Ratings for Major League Baseball’s fall showcase, The World Series, are half of what they were twenty years ago and have been on the decline for the past five years. Nascar’s claim of being the second most watched sport of American sports viewers goes to show how far baseball has fallen. Major League Executive Vice President of Business, Tim Brosnan argued that baseball, indeed, was the second most watched sport after football. This argument would have been preposterous as little as fifteen years ago. It’s a sad indicator of baseball’s current circumstance that its highest ranking officials can be challenged by a sport such as NASCAR, that is clearly popular, but hardly athletically dynamic or cosmopolitan. Even more telling is that baseball is willing to engage in an argument as to what sport is number two. The national pastime in a debate over which sport is most popular behind football? That would have been unheard of at the time of my birth. There would have been no question as to baseball’s dominance. And only fans in New England seem to be able to maintain the singular passion for baseball that once belonged to the entire nation.
So what to do? Baseball must implement marketing campaigns that allow potential new customers to get to know its players. It can be argued that the always valuable 18-25 year old set would be hard pressed to name the ten best players on baseball diamonds today. Baseball’s only effective marketing campaign was not chosen, but put upon them by a media’s attempts to “out” players and toss them into the firestorm that the steroid scandal became. Baseball writers, fans and purists must exist less in the minutiae of statistics, averages, percentages and history and recognize that seasonal accounting and a rich past does not buy the sport a future. This seems lost on Commissioner Bud Selig who has been criticized over a myriad of public relations gaffes over the years.

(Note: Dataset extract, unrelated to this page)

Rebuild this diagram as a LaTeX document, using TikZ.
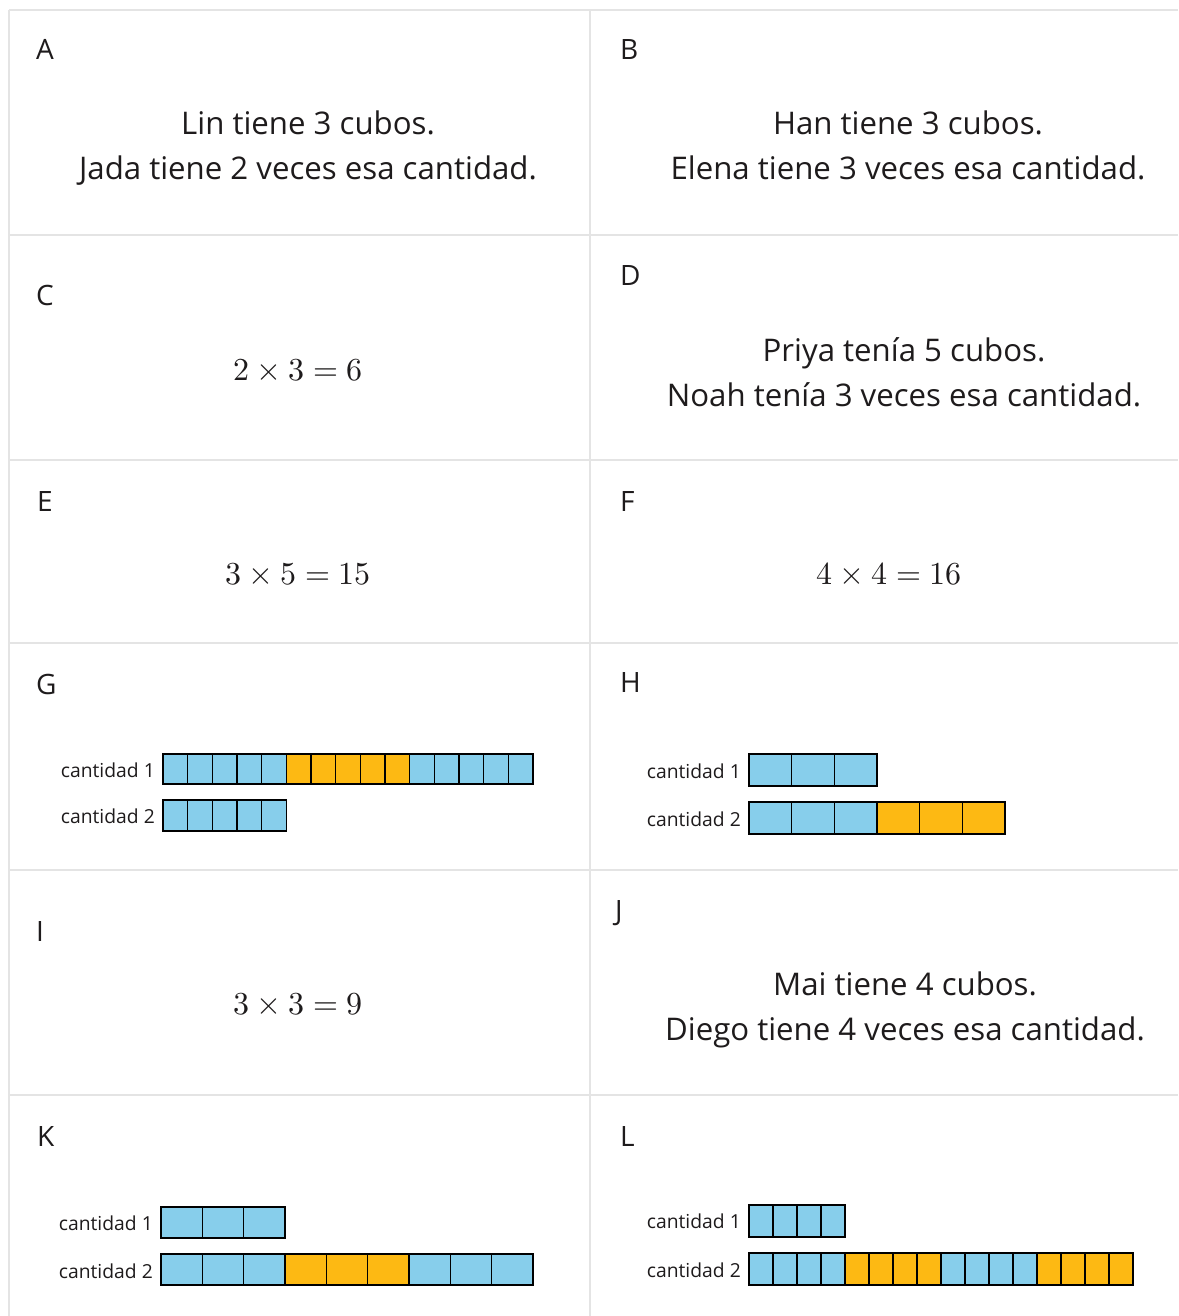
\documentclass[tikz,border=0pt]{standalone}
\usepackage{fontspec}
\usepackage{unicode-math}
\setmainfont{Open Sans}
\setmathfont{Latin Modern Math}
\definecolor{gridgray}{RGB}{228,228,228}
\definecolor{tblue}{RGB}{135,206,235}
\definecolor{torange}{RGB}{253,185,19}
\definecolor{ink}{RGB}{30,27,28}
\newcommand{\tapebar}[5]{% x0, ytop, ybot, cellwidth, colour list
  \foreach \c [count=\i from 0] in {#5} {
    \filldraw[fill=\c, draw=black, line width=1.6pt]
      ({#1+\i*#4},#2) rectangle ({#1+(\i+1)*#4},#3);
  }
}
\begin{document}
\begin{tikzpicture}[x=1pt,y=-1pt,
  gridline/.style={draw=gridgray, line width=1.6pt},
  letter/.style={anchor=base west, inner sep=0pt, text=ink, font=\fontsize{28}{32}\selectfont},
  prose/.style={anchor=base, inner sep=0pt, text=ink, font=\fontsize{31.2}{36}\selectfont},
  eqn/.style={anchor=base, inner sep=0pt, text=ink, font=\fontsize{32}{38}\selectfont},
  tapelabel/.style={anchor=base east, inner sep=0pt, text=ink, font=\fontsize{19.3}{22}\selectfont}]
\useasboundingbox (0,0) rectangle (1178,1316);
\fill[white] (0,0) rectangle (1178,1316);
% grid
\draw[gridline] (9,10) -- (9,1316);
\draw[gridline] (590,10) -- (590,1316);
\foreach \yy in {10,235,460,643,870,1095} {
  \draw[gridline] (9,\yy) -- (1178,\yy);
}
% letters
\node[letter] (lA) at (36,60) {A};
\node[letter] (lB) at (620,60) {B};
\node[letter] (lC) at (36,305) {C};
\node[letter] (lD) at (620,285) {D};
\node[letter] (lE) at (37,511) {E};
\node[letter] (lF) at (620,511) {F};
\node[letter] (lG) at (36,694) {G};
\node[letter] (lH) at (620,692) {H};
\node[letter] (lI) at (36,941) {I};
\node[letter] (lJ) at (615,920) {J};
\node[letter] (lK) at (37,1146) {K};
\node[letter] (lL) at (620,1146) {L};
% A
\node[prose] (a1) at (308,135) {Lin tiene 3 cubos.};
\node[prose] (a2) at (308,180) {Jada tiene 2 veces esa cantidad.};
% B
\node[prose] (b1) at (908,135) {Han tiene 3 cubos.};
\node[prose] (b2) at (908,180) {Elena tiene 3 veces esa cantidad.};
% C
\node[eqn] (c1) at (298,380) {$2\times3=6$};
% D
\node[prose] (d1) at (904,361) {Priya tenía 5 cubos.};
\node[prose] (d2) at (904,406) {Noah tenía 3 veces esa cantidad.};
% E, F
\node[eqn] (e1) at (298,584) {$3\times5=15$};
\node[eqn] (f1) at (889,584) {$4\times4=16$};
% G
\node[tapelabel] (g1) at (155,777) {cantidad 1};
\node[tapelabel] (g2) at (155,823) {cantidad 2};
\tapebar{163}{754}{784}{24.667}{tblue,tblue,tblue,tblue,tblue,torange,torange,torange,torange,torange,tblue,tblue,tblue,tblue,tblue}
\tapebar{163}{800}{831}{24.667}{tblue,tblue,tblue,tblue,tblue}
% H
\node[tapelabel] (h1) at (741,778) {cantidad 1};
\node[tapelabel] (h2) at (741,826) {cantidad 2};
\tapebar{749}{754}{786}{42.667}{tblue,tblue,tblue}
\tapebar{749}{802}{834}{42.667}{tblue,tblue,tblue,torange,torange,torange}
% I
\node[eqn] (i1) at (298,1014) {$3\times3=9$};
% J
\node[prose] (j1) at (905,995) {Mai tiene 4 cubos.};
\node[prose] (j2) at (905,1040) {Diego tiene 4 veces esa cantidad.};
% K
\node[tapelabel] (k1) at (153,1230) {cantidad 1};
\node[tapelabel] (k2) at (153,1278) {cantidad 2};
\tapebar{161}{1207}{1238}{41.333}{tblue,tblue,tblue}
\tapebar{161}{1254}{1285}{41.333}{tblue,tblue,tblue,torange,torange,torange,tblue,tblue,tblue}
% L
\node[tapelabel] (l1) at (741,1228) {cantidad 1};
\node[tapelabel] (l2) at (741,1277) {cantidad 2};
\tapebar{749}{1205}{1237}{24}{tblue,tblue,tblue,tblue}
\tapebar{749}{1253}{1285}{24}{tblue,tblue,tblue,tblue,torange,torange,torange,torange,tblue,tblue,tblue,tblue,torange,torange,torange,torange}
\end{tikzpicture}
\end{document}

Providing a vision of what baseball is and can still be will be Selig’s legacy or undoing if he fails to lead the sport back to it’s rightful prominence in the canon of athletics. As for now, the state of the game is rich in contracts, but poor in interest from those fans it needs most; new fans who are watching MTV and playing video games and cannot even name baseball’s top all-stars, let alone tell anyone what a perfect game is.